REQUIREMENT. Without the images, write out the whole listing exactly.

PROVIDED DATA.
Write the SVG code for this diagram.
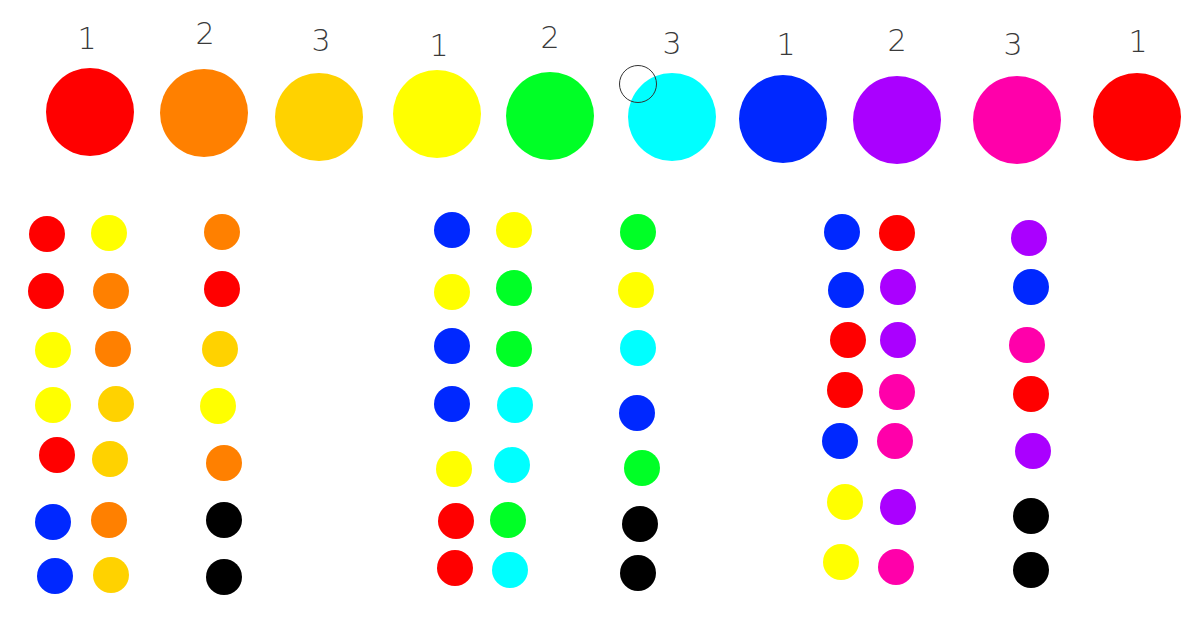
<svg xmlns="http://www.w3.org/2000/svg" width="1201" height="640" viewBox="0 0 1201 640">
<style>
.num{font-family:"DejaVu Sans","Liberation Sans",sans-serif;font-size:30px;fill:#3a3a3a;font-weight:200;text-anchor:middle}
.R{fill:#ff0000}.O{fill:#ff8000}.G{fill:#ffd200}.Y{fill:#ffff00}.Gr{fill:#00ff26}.C{fill:#00ffff}.B{fill:#0028ff}.P{fill:#aa00ff}.K{fill:#ff00aa}.X{fill:#000000}
</style>
<rect width="1201" height="640" fill="#ffffff"/>
<g id="labels">
<text class="num" x="87" y="49">1</text>
<text class="num" x="205" y="44">2</text>
<text class="num" x="321" y="51">3</text>
<text class="num" x="439" y="56">1</text>
<text class="num" x="550" y="48">2</text>
<text class="num" x="672" y="54">3</text>
<text class="num" x="786" y="55">1</text>
<text class="num" x="897" y="51">2</text>
<text class="num" x="1013" y="55">3</text>
<text class="num" x="1138" y="52">1</text>
</g>
<g id="big-circles">
<circle class="R" cx="90" cy="112" r="44"/>
<circle class="O" cx="204" cy="113" r="44"/>
<circle class="G" cx="319" cy="117" r="44"/>
<circle class="Y" cx="437" cy="114" r="44"/>
<circle class="Gr" cx="550" cy="116" r="44"/>
<circle class="C" cx="672" cy="117" r="44"/>
<circle class="B" cx="783" cy="119" r="44"/>
<circle class="P" cx="897" cy="120" r="44"/>
<circle class="K" cx="1017" cy="120" r="44"/>
<circle class="R" cx="1137" cy="117" r="44"/>
</g>
<g id="cursor">
<circle cx="638" cy="84" r="18.5" fill="none" stroke="#333" stroke-width="1"/>
</g>
<g id="group1">
<circle class="R" cx="47" cy="234" r="18"/>
<circle class="R" cx="46" cy="291" r="18"/>
<circle class="Y" cx="53" cy="350" r="18"/>
<circle class="Y" cx="53" cy="405" r="18"/>
<circle class="R" cx="57" cy="455" r="18"/>
<circle class="B" cx="53" cy="522" r="18"/>
<circle class="B" cx="55" cy="576" r="18"/>
<circle class="Y" cx="109" cy="233" r="18"/>
<circle class="O" cx="111" cy="291" r="18"/>
<circle class="O" cx="113" cy="349" r="18"/>
<circle class="G" cx="116" cy="404" r="18"/>
<circle class="G" cx="110" cy="459" r="18"/>
<circle class="O" cx="109" cy="520" r="18"/>
<circle class="G" cx="111" cy="575" r="18"/>
<circle class="O" cx="222" cy="232" r="18"/>
<circle class="R" cx="222" cy="289" r="18"/>
<circle class="G" cx="220" cy="349" r="18"/>
<circle class="Y" cx="218" cy="406" r="18"/>
<circle class="O" cx="224" cy="463" r="18"/>
<circle class="X" cx="224" cy="520" r="18"/>
<circle class="X" cx="224" cy="577" r="18"/>
</g>
<g id="group2">
<circle class="B" cx="452" cy="230" r="18"/>
<circle class="Y" cx="452" cy="292" r="18"/>
<circle class="B" cx="452" cy="346" r="18"/>
<circle class="B" cx="452" cy="404" r="18"/>
<circle class="Y" cx="454" cy="469" r="18"/>
<circle class="R" cx="456" cy="521" r="18"/>
<circle class="R" cx="455" cy="568" r="18"/>
<circle class="Y" cx="514" cy="230" r="18"/>
<circle class="Gr" cx="514" cy="288" r="18"/>
<circle class="Gr" cx="514" cy="349" r="18"/>
<circle class="C" cx="515" cy="405" r="18"/>
<circle class="C" cx="512" cy="465" r="18"/>
<circle class="Gr" cx="508" cy="520" r="18"/>
<circle class="C" cx="510" cy="570" r="18"/>
<circle class="Gr" cx="638" cy="232" r="18"/>
<circle class="Y" cx="636" cy="290" r="18"/>
<circle class="C" cx="638" cy="348" r="18"/>
<circle class="B" cx="637" cy="413" r="18"/>
<circle class="Gr" cx="642" cy="468" r="18"/>
<circle class="X" cx="640" cy="524" r="18"/>
<circle class="X" cx="638" cy="573" r="18"/>
</g>
<g id="group3">
<circle class="B" cx="842" cy="232" r="18"/>
<circle class="B" cx="846" cy="290" r="18"/>
<circle class="R" cx="848" cy="340" r="18"/>
<circle class="R" cx="845" cy="390" r="18"/>
<circle class="B" cx="840" cy="441" r="18"/>
<circle class="Y" cx="845" cy="502" r="18"/>
<circle class="Y" cx="841" cy="562" r="18"/>
<circle class="R" cx="897" cy="233" r="18"/>
<circle class="P" cx="898" cy="287" r="18"/>
<circle class="P" cx="898" cy="340" r="18"/>
<circle class="K" cx="897" cy="392" r="18"/>
<circle class="K" cx="895" cy="441" r="18"/>
<circle class="P" cx="898" cy="507" r="18"/>
<circle class="K" cx="896" cy="567" r="18"/>
<circle class="P" cx="1029" cy="238" r="18"/>
<circle class="B" cx="1031" cy="287" r="18"/>
<circle class="K" cx="1027" cy="345" r="18"/>
<circle class="R" cx="1031" cy="394" r="18"/>
<circle class="P" cx="1033" cy="451" r="18"/>
<circle class="X" cx="1031" cy="516" r="18"/>
<circle class="X" cx="1031" cy="570" r="18"/>
</g>
</svg>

FINAL ANSWER.
Write the SVG code for this diagram.
<svg xmlns="http://www.w3.org/2000/svg" width="1201" height="640" viewBox="0 0 1201 640">
<style>
.num{font-family:"DejaVu Sans","Liberation Sans",sans-serif;font-size:30px;fill:#3a3a3a;font-weight:200;text-anchor:middle}
.R{fill:#ff0000}.O{fill:#ff8000}.G{fill:#ffd200}.Y{fill:#ffff00}.Gr{fill:#00ff26}.C{fill:#00ffff}.B{fill:#0028ff}.P{fill:#aa00ff}.K{fill:#ff00aa}.X{fill:#000000}
</style>
<rect width="1201" height="640" fill="#ffffff"/>
<g id="labels">
<text class="num" x="87" y="49">1</text>
<text class="num" x="205" y="44">2</text>
<text class="num" x="321" y="51">3</text>
<text class="num" x="439" y="56">1</text>
<text class="num" x="550" y="48">2</text>
<text class="num" x="672" y="54">3</text>
<text class="num" x="786" y="55">1</text>
<text class="num" x="897" y="51">2</text>
<text class="num" x="1013" y="55">3</text>
<text class="num" x="1138" y="52">1</text>
</g>
<g id="big-circles">
<circle class="R" cx="90" cy="112" r="44"/>
<circle class="O" cx="204" cy="113" r="44"/>
<circle class="G" cx="319" cy="117" r="44"/>
<circle class="Y" cx="437" cy="114" r="44"/>
<circle class="Gr" cx="550" cy="116" r="44"/>
<circle class="C" cx="672" cy="117" r="44"/>
<circle class="B" cx="783" cy="119" r="44"/>
<circle class="P" cx="897" cy="120" r="44"/>
<circle class="K" cx="1017" cy="120" r="44"/>
<circle class="R" cx="1137" cy="117" r="44"/>
</g>
<g id="cursor">
<circle cx="638" cy="84" r="18.5" fill="none" stroke="#333" stroke-width="1"/>
</g>
<g id="group1">
<circle class="R" cx="47" cy="234" r="18"/>
<circle class="R" cx="46" cy="291" r="18"/>
<circle class="Y" cx="53" cy="350" r="18"/>
<circle class="Y" cx="53" cy="405" r="18"/>
<circle class="R" cx="57" cy="455" r="18"/>
<circle class="B" cx="53" cy="522" r="18"/>
<circle class="B" cx="55" cy="576" r="18"/>
<circle class="Y" cx="109" cy="233" r="18"/>
<circle class="O" cx="111" cy="291" r="18"/>
<circle class="O" cx="113" cy="349" r="18"/>
<circle class="G" cx="116" cy="404" r="18"/>
<circle class="G" cx="110" cy="459" r="18"/>
<circle class="O" cx="109" cy="520" r="18"/>
<circle class="G" cx="111" cy="575" r="18"/>
<circle class="O" cx="222" cy="232" r="18"/>
<circle class="R" cx="222" cy="289" r="18"/>
<circle class="G" cx="220" cy="349" r="18"/>
<circle class="Y" cx="218" cy="406" r="18"/>
<circle class="O" cx="224" cy="463" r="18"/>
<circle class="X" cx="224" cy="520" r="18"/>
<circle class="X" cx="224" cy="577" r="18"/>
</g>
<g id="group2">
<circle class="B" cx="452" cy="230" r="18"/>
<circle class="Y" cx="452" cy="292" r="18"/>
<circle class="B" cx="452" cy="346" r="18"/>
<circle class="B" cx="452" cy="404" r="18"/>
<circle class="Y" cx="454" cy="469" r="18"/>
<circle class="R" cx="456" cy="521" r="18"/>
<circle class="R" cx="455" cy="568" r="18"/>
<circle class="Y" cx="514" cy="230" r="18"/>
<circle class="Gr" cx="514" cy="288" r="18"/>
<circle class="Gr" cx="514" cy="349" r="18"/>
<circle class="C" cx="515" cy="405" r="18"/>
<circle class="C" cx="512" cy="465" r="18"/>
<circle class="Gr" cx="508" cy="520" r="18"/>
<circle class="C" cx="510" cy="570" r="18"/>
<circle class="Gr" cx="638" cy="232" r="18"/>
<circle class="Y" cx="636" cy="290" r="18"/>
<circle class="C" cx="638" cy="348" r="18"/>
<circle class="B" cx="637" cy="413" r="18"/>
<circle class="Gr" cx="642" cy="468" r="18"/>
<circle class="X" cx="640" cy="524" r="18"/>
<circle class="X" cx="638" cy="573" r="18"/>
</g>
<g id="group3">
<circle class="B" cx="842" cy="232" r="18"/>
<circle class="B" cx="846" cy="290" r="18"/>
<circle class="R" cx="848" cy="340" r="18"/>
<circle class="R" cx="845" cy="390" r="18"/>
<circle class="B" cx="840" cy="441" r="18"/>
<circle class="Y" cx="845" cy="502" r="18"/>
<circle class="Y" cx="841" cy="562" r="18"/>
<circle class="R" cx="897" cy="233" r="18"/>
<circle class="P" cx="898" cy="287" r="18"/>
<circle class="P" cx="898" cy="340" r="18"/>
<circle class="K" cx="897" cy="392" r="18"/>
<circle class="K" cx="895" cy="441" r="18"/>
<circle class="P" cx="898" cy="507" r="18"/>
<circle class="K" cx="896" cy="567" r="18"/>
<circle class="P" cx="1029" cy="238" r="18"/>
<circle class="B" cx="1031" cy="287" r="18"/>
<circle class="K" cx="1027" cy="345" r="18"/>
<circle class="R" cx="1031" cy="394" r="18"/>
<circle class="P" cx="1033" cy="451" r="18"/>
<circle class="X" cx="1031" cy="516" r="18"/>
<circle class="X" cx="1031" cy="570" r="18"/>
</g>
</svg>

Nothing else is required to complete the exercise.